On performance, most PCs have enough horse-power to cough up a few cycles to the SQLite VM. I know that when our old company (Adscape Media) built the in-game advertising engine we put SQLite into the client-side code (linked into the game software), and there were no performance issues that caused our acquirer (Google) to yank SQLite in favour of JSON, XML, or whatever. If SQLite can be the client-side backing store for a video game, I would say it is fine for a “thick” web app.
On the “public domain” issue, if you want a license for SQLite, Hwaci software (co-owned by Dr Hipp) will be happy to provide you a license for a small fee.
April 14th, 2009 at 10:16 am
You can write a good generic JSON/XML ORM layer on top of SQL. I’ve helped develop quite a nice one and there are a hundred good reasons to do this in preference to using a heirachical db on the server side.
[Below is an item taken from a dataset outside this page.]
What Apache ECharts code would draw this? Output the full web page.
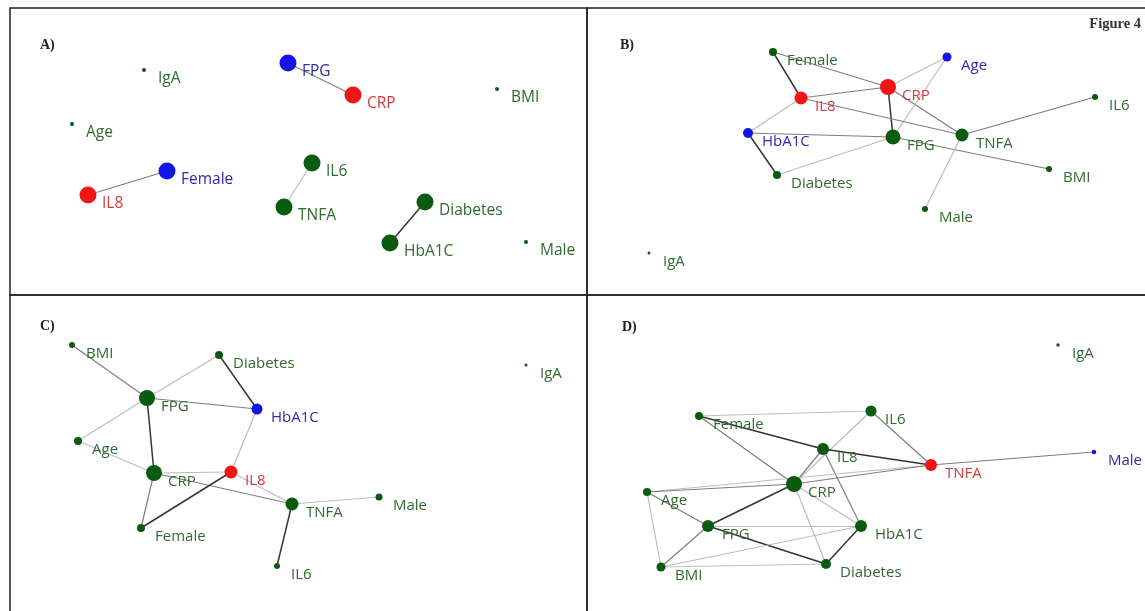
<!DOCTYPE html>
<html>
<head>
<meta charset="utf-8">
<script src="https://cdn.jsdelivr.net/npm/echarts@6/dist/echarts.min.js"></script>
<style>
html,body{margin:0;padding:0;background:#fff;}
#chart{width:1145px;height:611px;}
</style>
</head>
<body>
<div id="chart"></div>
<script>
// ---------- DATA (node positions, in figure pixel units) ----------
// Panel A
const aNames = ['IgA','FPG','CRP','BMI','Age','Female','IL8','IL6','TNFA','Diabetes','HbA1C','Male'];
const aX     = [144, 288, 353, 497, 72, 167, 88, 312, 284, 425, 390, 526];
const aY     = [70, 63, 95, 89, 124, 171, 195, 163, 207, 202, 243, 242];
const aSize  = [4, 17, 17, 4, 4, 17, 17, 17, 17, 17, 17, 4];
const aGroup = ['g','b','r','g','g','b','r','g','g','g','g','g'];
const aLinks = [['FPG','CRP',2],['IL8','Female',2],['IL6','TNFA',1],['Diabetes','HbA1C',3]];

// Panel B
const bNames = ['Female','Age','CRP','IL8','IL6','HbA1C','FPG','TNFA','Diabetes','BMI','Male','IgA'];
const bX     = [773, 947, 888, 801, 1095, 748, 893, 962, 777, 1049, 925, 649];
const bY     = [52, 57, 87, 98, 97, 133, 137, 135, 175, 169, 209, 253];
const bSize  = [8, 9, 16, 13, 6, 10, 15, 13, 8, 6, 6, 3];
const bGroup = ['g','b','r','r','g','b','g','g','g','g','g','g'];
const bLinks = [['Female','IL8',3],['Female','CRP',2],['IL8','CRP',2],['CRP','Age',1],['CRP','FPG',3],
  ['CRP','TNFA',2],['Age','FPG',1],['IL8','TNFA',2],['IL8','HbA1C',1],['HbA1C','FPG',2],
  ['HbA1C','Diabetes',3],['Diabetes','FPG',1],['FPG','BMI',2],['TNFA','IL6',2],['TNFA','Male',1]];

// Panel C
const cNames = ['BMI','Diabetes','IgA','FPG','HbA1C','Age','CRP','IL8','TNFA','Male','Female','IL6'];
const cX     = [72, 219, 526, 147, 257, 78, 154, 231, 292, 379, 141, 277];
const cY     = [345, 355, 365, 398, 409, 441, 473, 472, 504, 497, 528, 566];
const cSize  = [6, 8, 3, 16, 11, 8, 16, 13, 13, 7, 8, 6];
const cGroup = ['g','g','g','g','b','g','g','r','g','g','g','g'];
const cLinks = [['BMI','FPG',2],['Diabetes','FPG',1],['Diabetes','HbA1C',3],['FPG','HbA1C',2],['FPG','Age',1],
  ['FPG','CRP',3],['Age','CRP',1],['CRP','IL8',1],['CRP','TNFA',2],['CRP','Female',2],['IL8','HbA1C',1],
  ['IL8','Female',3],['IL8','TNFA',1],['TNFA','Male',1],['TNFA','IL6',3]];

// Panel D
const dNames = ['IgA','Female','IL6','IL8','Male','TNFA','CRP','Age','FPG','HbA1C','BMI','Diabetes'];
const dX     = [1058, 699, 871, 823, 1094, 931, 794, 647, 708, 861, 661, 826];
const dY     = [345, 416, 411, 449, 452, 465, 484, 492, 526, 526, 567, 564];
const dSize  = [3.5, 8, 11, 12, 4.5, 12, 16, 8, 12, 12, 9, 10];
const dGroup = ['g','g','g','g','b','r','g','g','g','g','g','g'];
const dLinks = [['Female','IL6',1],['Female','IL8',3],['Female','CRP',2],['IL6','TNFA',2],['IL6','CRP',1],
  ['IL8','TNFA',3],['IL8','HbA1C',2],['IL8','CRP',2],['Age','TNFA',1],['Age','CRP',2],['CRP','TNFA',2],
  ['Age','FPG',2],['Age','BMI',1],['CRP','FPG',3],['CRP','HbA1C',1],['CRP','Diabetes',1],['FPG','HbA1C',1],
  ['FPG','Diabetes',3],['FPG','BMI',2],['BMI','HbA1C',1],['BMI','Diabetes',1],['HbA1C','Diabetes',3],
  ['TNFA','Male',2]];

const panelLetters = ['A)','B)','C)','D)'];
const figureTitle = 'Figure 4';

// ---------- STYLES ----------
const nodeColor = {g:'#0a5a0f', b:'#1414e6', r:'#f01616'};
const textColor = {g:'#2f6b2f', b:'#2c2ca8', r:'#d23c3c'};
const linkColor = {1:'#bdbdbd', 2:'#7e7e7e', 3:'#353535'};

const panels = [
  {names:aNames,x:aX,y:aY,size:aSize,group:aGroup,links:aLinks,box:[10,8,587,295],font:15.5},
  {names:bNames,x:bX,y:bY,size:bSize,group:bGroup,links:bLinks,box:[587,8,1150,295],font:15},
  {names:cNames,x:cX,y:cY,size:cSize,group:cGroup,links:cLinks,box:[10,295,587,616],font:15},
  {names:dNames,x:dX,y:dY,size:dSize,group:dGroup,links:dLinks,box:[587,295,1150,616],font:15}
];

const grid = [], xAxis = [], yAxis = [], series = [];
panels.forEach((p, i) => {
  const [x0,y0,x1,y1] = p.box;
  grid.push({left:x0, top:y0, width:x1-x0, height:y1-y0, show:true, outerBoundsMode:'none',
    containLabel:false, borderColor:'#222', borderWidth:1.5, backgroundColor:'transparent'});
  xAxis.push({type:'value', gridIndex:i, min:x0, max:x1, show:false});
  yAxis.push({type:'value', gridIndex:i, min:y0, max:y1, inverse:true, show:false});
  series.push({
    type:'graph', coordinateSystem:'cartesian2d', xAxisIndex:i, yAxisIndex:i,
    layout:'none', symbol:'circle', silent:true, animation:false,
    z: 3,
    data: p.names.map((n, k) => ({
      name:n, value:[p.x[k], p.y[k]], symbolSize:p.size[k],
      itemStyle:{color:nodeColor[p.group[k]]},
      label:{show:true, formatter:'{b}', position:['50%','50%'], align:'left', verticalAlign:'middle',
        offset:[14, 9], color:textColor[p.group[k]], fontFamily:'Open Sans', fontSize:p.font}
    })),
    links: p.links.map(l => ({source:l[0], target:l[1],
      lineStyle:{color:linkColor[l[2]], width:l[2]===3?1.5:1.2, opacity:1, curveness:0}})),
    lineStyle:{opacity:1}
  });
});

const titles = [
  {text:panelLetters[0], left:40, top:38},
  {text:panelLetters[1], left:620, top:38},
  {text:panelLetters[2], left:40, top:319},
  {text:panelLetters[3], left:622, top:320},
].map(t => Object.assign(t, {padding:0, textStyle:{fontFamily:'Liberation Serif', fontWeight:'bold', fontSize:14, color:'#222'}}));
titles.push({text:figureTitle, right:4, top:17, padding:0,
  textStyle:{fontFamily:'Liberation Serif', fontWeight:'bold', fontSize:14.5, color:'#333'}});

const chart = echarts.init(document.getElementById('chart'), null, {renderer:'canvas'});
chart.setOption({
  backgroundColor:'#fff',
  animation:false,
  title: titles,
  grid, xAxis, yAxis, series
});
</script>
</body>
</html>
…but can someone tell me why you wouldn’t use strictly hierachical storage on a *client side* database? After all the client is going to be dealing with the data purely in terms of its own object hierachies. There aren’t going to be any of the sort of curve balls thrown at it that you get in a “bigger” SOA type environment.
April 15th, 2009 at 8:31 pm
I used JSON and implement query syntax like SQL:
create data: http://vnjs.net/?id=1000000069
insert: http://vnjs.net/?id=1000000077
update: http://vnjs.net/?id=1000000079
delete: http://vnjs.net/?id=1000000075
select: http://vnjs.net/?id=1000000078
……
and select HTML element from DOM:
http://vnjs.net/?id=1000000082
end link to download my framework: http://vnjs.net/www/src/kombai.rar
June 2nd, 2009 at 10:40 am
Hi, Dion,
Would you share this talk infor by Vlad with your folks:
http://silicon-valley.siggraph.org/next.html
“Graphics on the Web: Going Beyond Images and Rectangles”
It’s on June 11(next Thursday) at Apple.
Thanks
-Sharon
February 10th, 2010 at 12:33 am
This would be really nice. Combined with the Gears Desktop API, you could open a shortcut to an online word processor with login happening behind the scenes and perceive very little difference with opening a shortcut to a Word document on your desktop….
May 3rd, 2010 at 8:34 pm
What the different MySQL and SQLite?